A Review of Gone Girl
David Fincher takes a stab at the enigmatic femme fatale: Gillian Flynn’s best-seller, Gone Girl.
The story of Gone Girl presents the conflict of a feminist psychopath against a misogynist jerk in what might be the most deranged marriage cinemas have ever seen.
The narrative unfolds in interspersing viewpoints: entries from Amy's diary, from day 1, and Nick's explanation of the weeks following her disappearance. In the opening scene, Gone Girl employs a voice-over flashback narration, the contemporary film-noir device used by the generic anti-hero illusionist, as the camera cuts from the male gaze lingering over a blonde femme fatale character. Immediately introducing us to Amy, to what we believe is the lead protagonist.
When bar owner Nick Dunne (Ben Affleck), returns home after a censorious nag with his sister, Margo Dunne (Carrie Coon) he finds himself lost, with the front door open; a glass table upturned and shattered; his wife, Amy (Rosamund Pike), unaccountably missing on their five year anniversary.
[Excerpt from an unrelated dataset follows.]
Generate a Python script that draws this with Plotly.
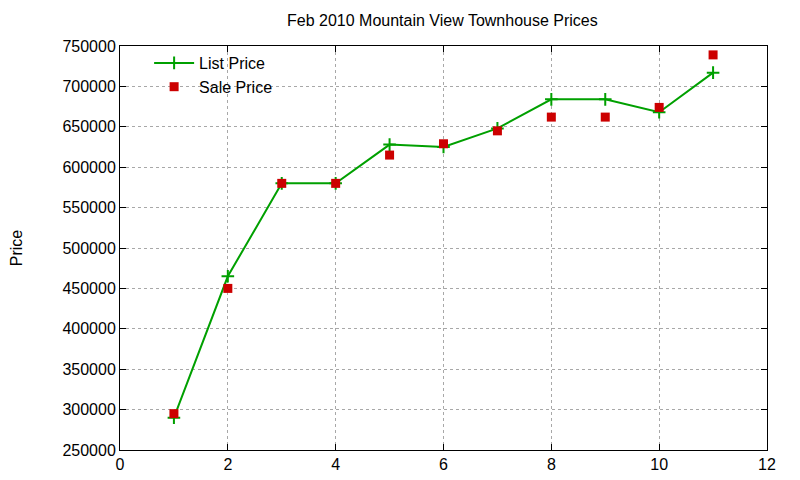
import plotly.graph_objects as go

# dados
meses = [1, 2, 3, 4, 5, 6, 7, 8, 9, 10, 11]
preco_lista = [290000, 465000, 580000, 580000, 628000, 625000, 648000, 684000, 684000, 668000, 717000]
preco_venda = [295000, 450000, 580000, 580000, 615000, 629000, 645000, 662000, 662000, 674000, 739000]

fonte = "Liberation Sans, Arial, sans-serif"

fig = go.Figure()

fig.add_scatter(x=meses, y=preco_lista, name="List Price", mode="lines+markers",
                line=dict(color="#00a000", width=2),
                marker=dict(symbol="cross-thin", size=9, line=dict(color="#00a000", width=2)))

fig.add_scatter(x=meses, y=preco_venda, name="Sale Price", mode="markers",
                marker=dict(symbol="square", size=9, color="#cc0000"))

eixo = dict(showline=True, linecolor="black", linewidth=1, mirror="allticks",
            ticks="inside", ticklen=6, tickcolor="black", automargin=False,
            showgrid=True, gridcolor="#a8a8a8", griddash="dot", gridwidth=1,
            zeroline=False, tickfont=dict(size=16, color="black"))

fig.update_xaxes(range=[0, 12], dtick=2, **eixo)
fig.update_yaxes(range=[250000, 750000], dtick=50000, tickformat="d",
                 title=dict(text="Price", font=dict(size=16, color="black"), standoff=95), **eixo)

# a pagina tem margem de ~8px, por isso as margens estao deslocadas
fig.update_layout(
    width=800, height=480,
    margin=dict(l=112, r=41, t=38, b=38),
    plot_bgcolor="white", paper_bgcolor="white",
    font=dict(family=fonte, size=16, color="black"),
    title=dict(text="Feb 2010 Mountain View Townhouse Prices", x=0.543, xanchor="center",
               y=0.975, yanchor="middle", yref="container", automargin=False,
               font=dict(size=16, color="black")),
    legend=dict(x=0.045, y=1.0, xanchor="left", yanchor="top", bgcolor="rgba(0,0,0,0)",
                font=dict(size=16), tracegroupgap=0, itemwidth=40),
    showlegend=True,
)

fig.write_html("out.html")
When Detective Rhonda Boney arrives at the scene, she doesn't treat it as a missing case, suspiciously a criminality.
Nick is suddenly embedded with pressure from both the police and the media - as well as Amy’s success driven parents - as he gets himself tangled with an array of lies. While Nick’s portrayal becomes progressively deceitful, we start to question ourselves - is he capable of murder?
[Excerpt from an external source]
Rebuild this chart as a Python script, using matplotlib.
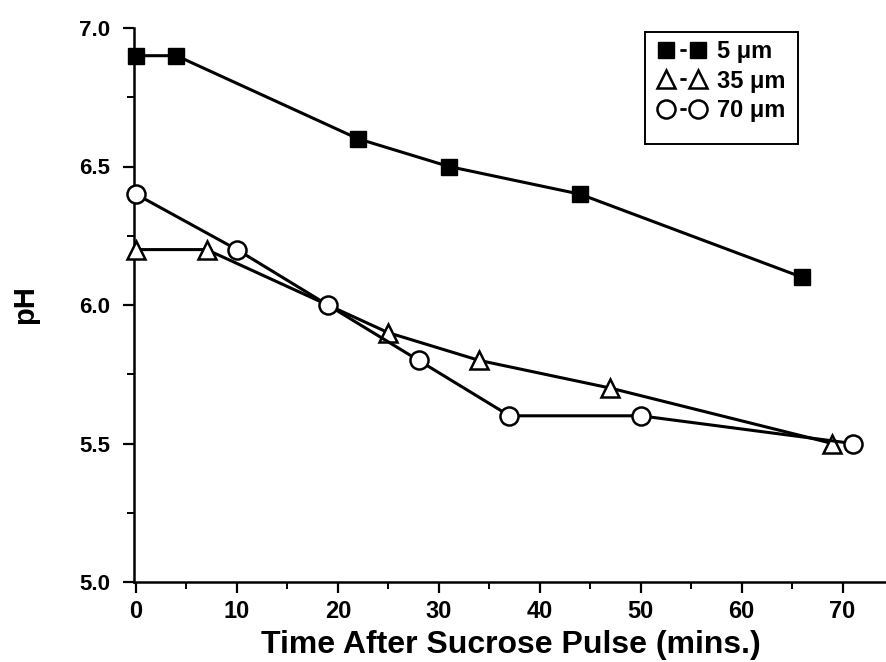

The two characters rival for the media’s sympathy, lying and manipulating one another in order to survive. This feminist manifesto reveals Amy to be a wealthy, beautiful and intelligent women; she’s the type of girl who flagrantly loves sex, unconventionally drinks bottles of beer and devours burgers — whilst still miraculously maintaining a ‘perfect size 2 figure’.
This perfect portrayal of ‘Amazing Amy’ is later contradicted with her dishonest, mind-controlling behaviour, as she fakes her own death. Disheartened, she plans to frame Nick for her murder, in revenge for his infidelity.
This sinless, pleasurable damage is the toxicity of their relationship, as we watch the pressure snap like an overwound spring.
Lead by a viably successful cast, Gone Girl surges above all with a provoking plot, prodigious pacing and peerless performances in this chauvinistic pulp.